Recognizing the difficulty of the conversation and the financial impacts, Saunders said what needs to be found is a way to allow people to live their lives with dignity and be given an opportunity to contribute.

Board member Lesa Lessard Pearson said the impacts from the myriad financial drains on the Belchertown community is far reaching and the need for state aid is apparent.

“It’s making us fight with each other and everybody wants the best,” she said. “The decisions we’re being asked to make are between a poor decision and a poor decision.”

Saunders said it’s the rural communities who are seeing an uphill battle while the more populous municipalities are more or less content with the status quo when it comes to the state aid afforded by the aforementioned programs.
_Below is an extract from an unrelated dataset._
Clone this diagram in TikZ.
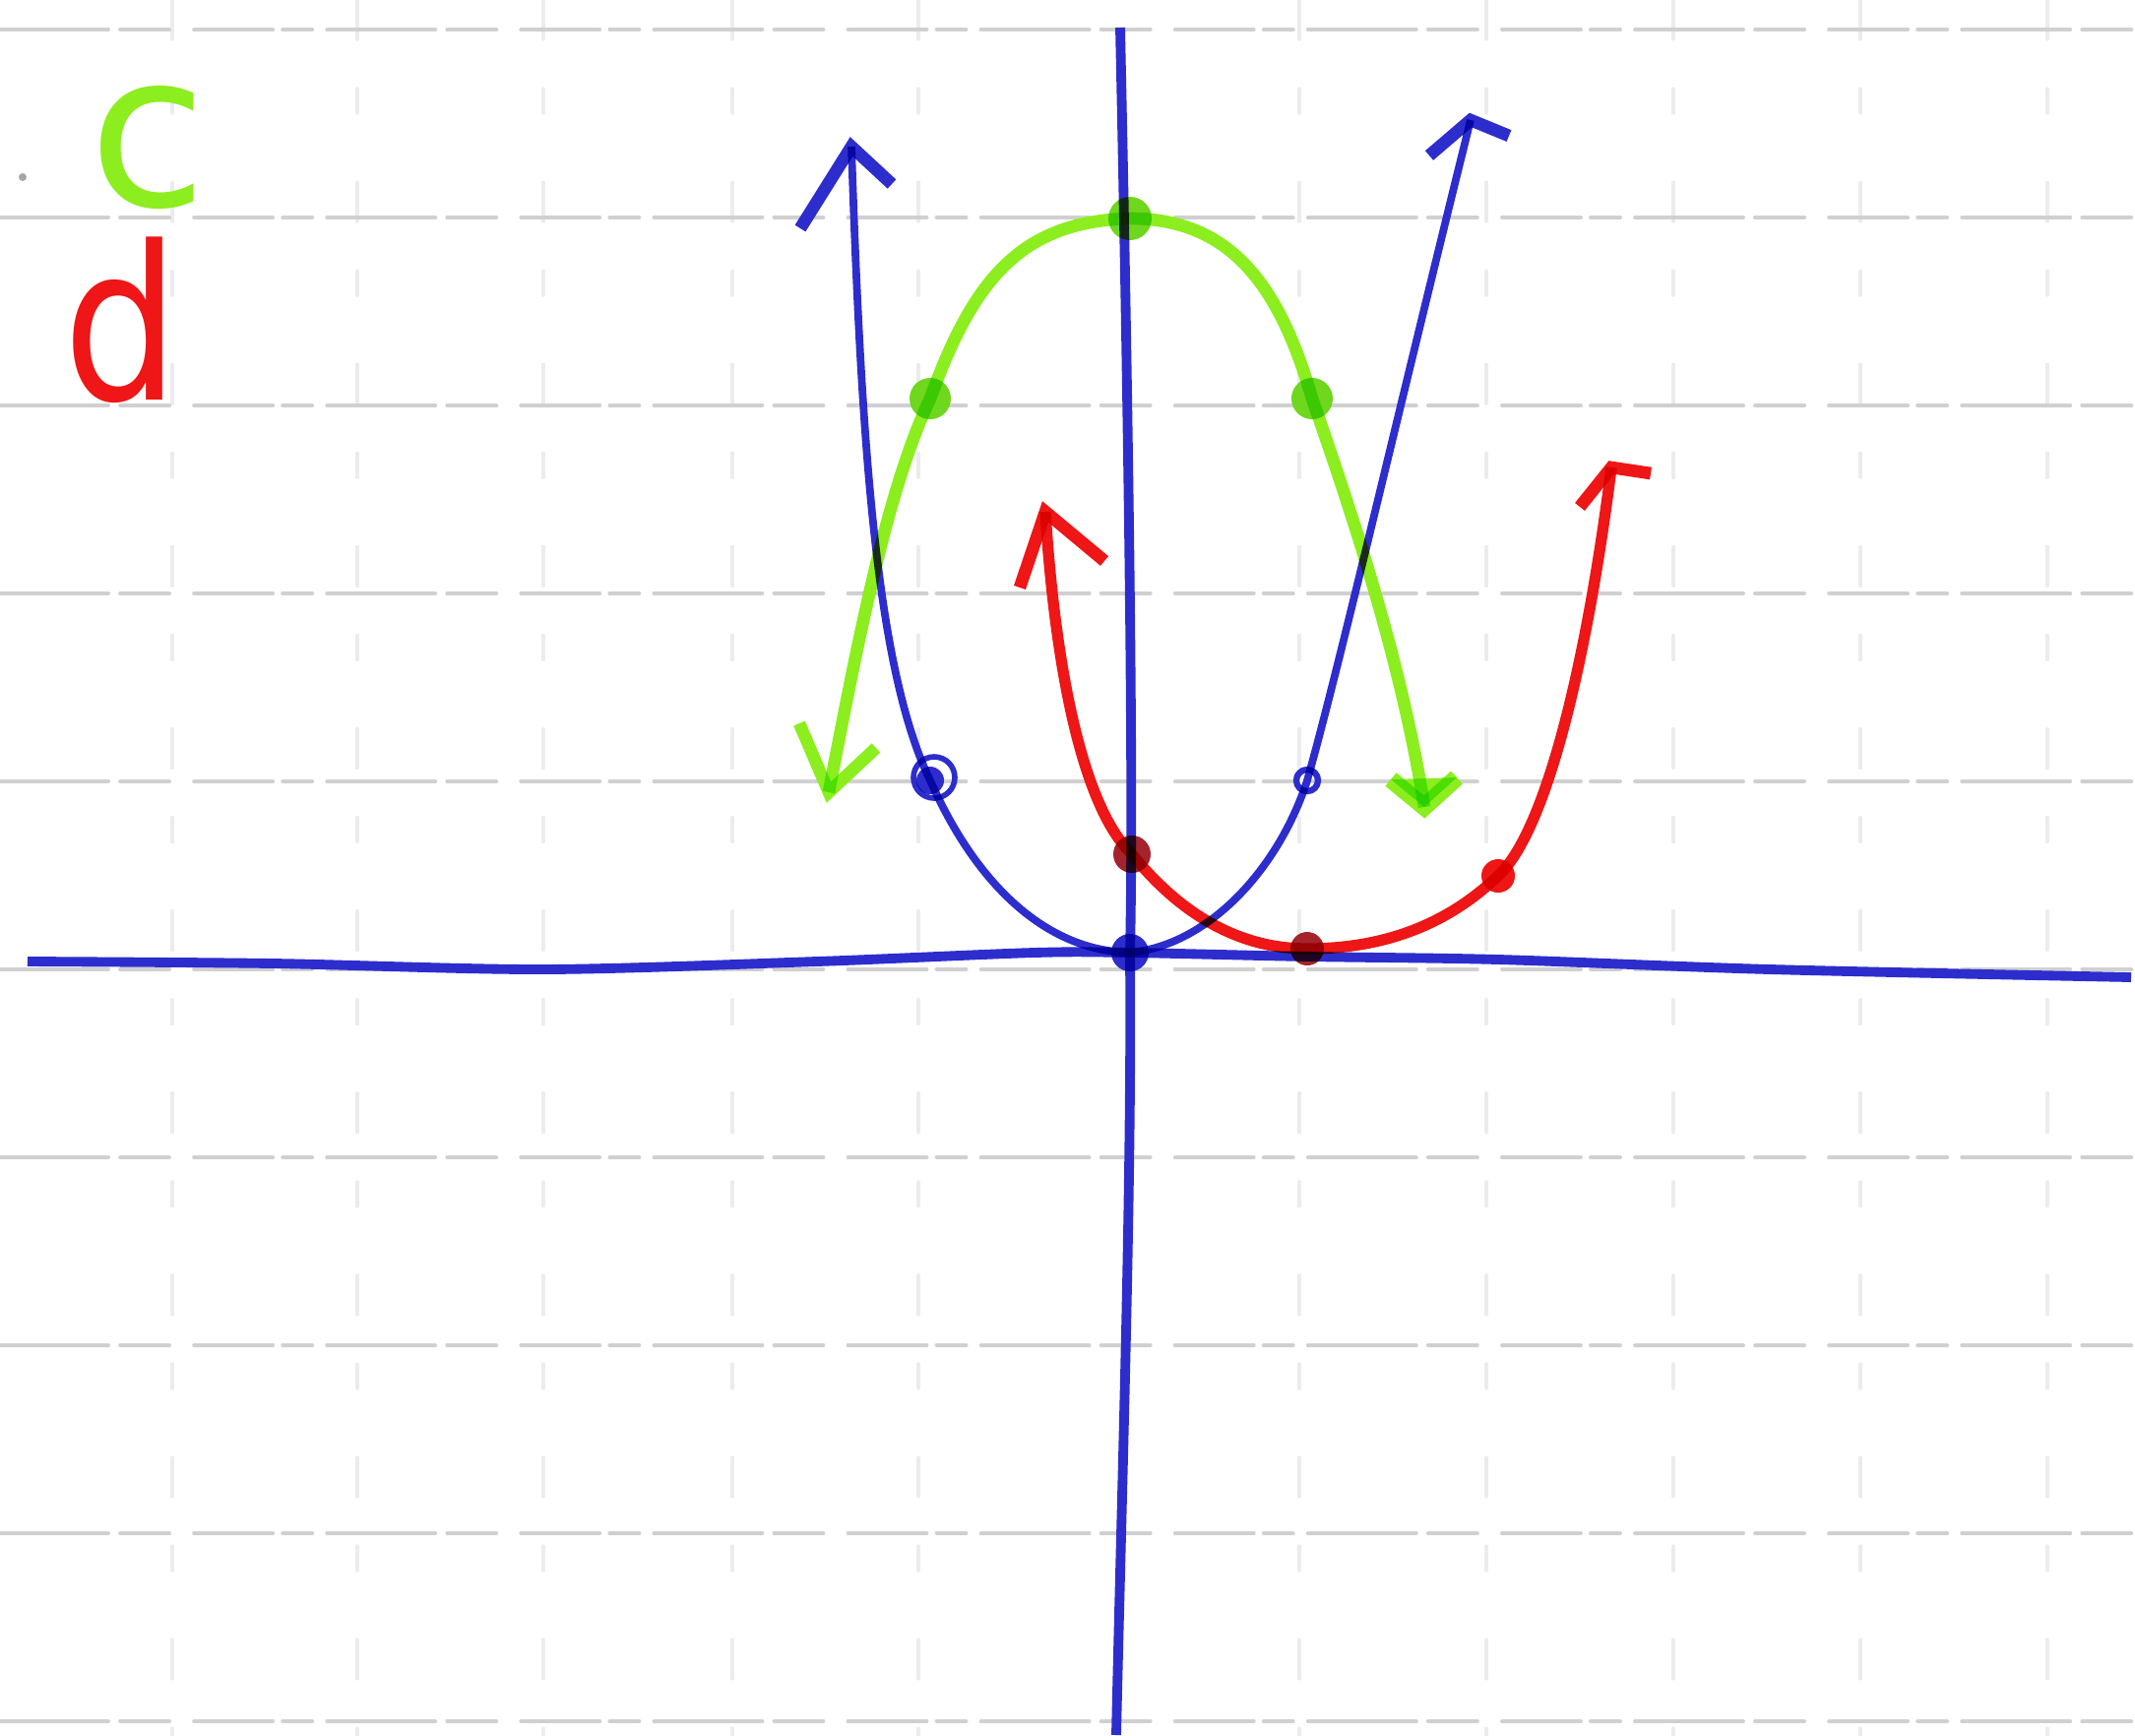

He also acknowledged significant shortfalls within the state’s emergency shelter system which he said is need of reform but not due to a lack of interest in making positive changes, but the challenges posed needs in other areas that also require funding and attention.

“It’s health care, public safety, economic development, housing,” he said. “These conversations are going on simultaneously.”

Saunders spoke about economic development projects currently in states process in terms of housing and building infrastructure but also what Belchertown in doing in their own right to maintain its fiscal health by pursuing residential, commercial and industrial personal property taxes.

Addressing the potential for cuts within Belchertown schools, Saunders told school community members in the audience said while keeping the financial opportunities or deficits from the state in mind, he will be asking questions of the School Committee and the superintendent what might be possible to help avoid the elimination of positions.

“What are our options whether it’s short term or where is that wiggle room that we have so that we don’t need to take on the drastic steps of losing positions by attrition or layoffs.”

Saunders said while the schools are making difficult decisions and improvements to stretch the dollars, there also needs to be more coming from the state.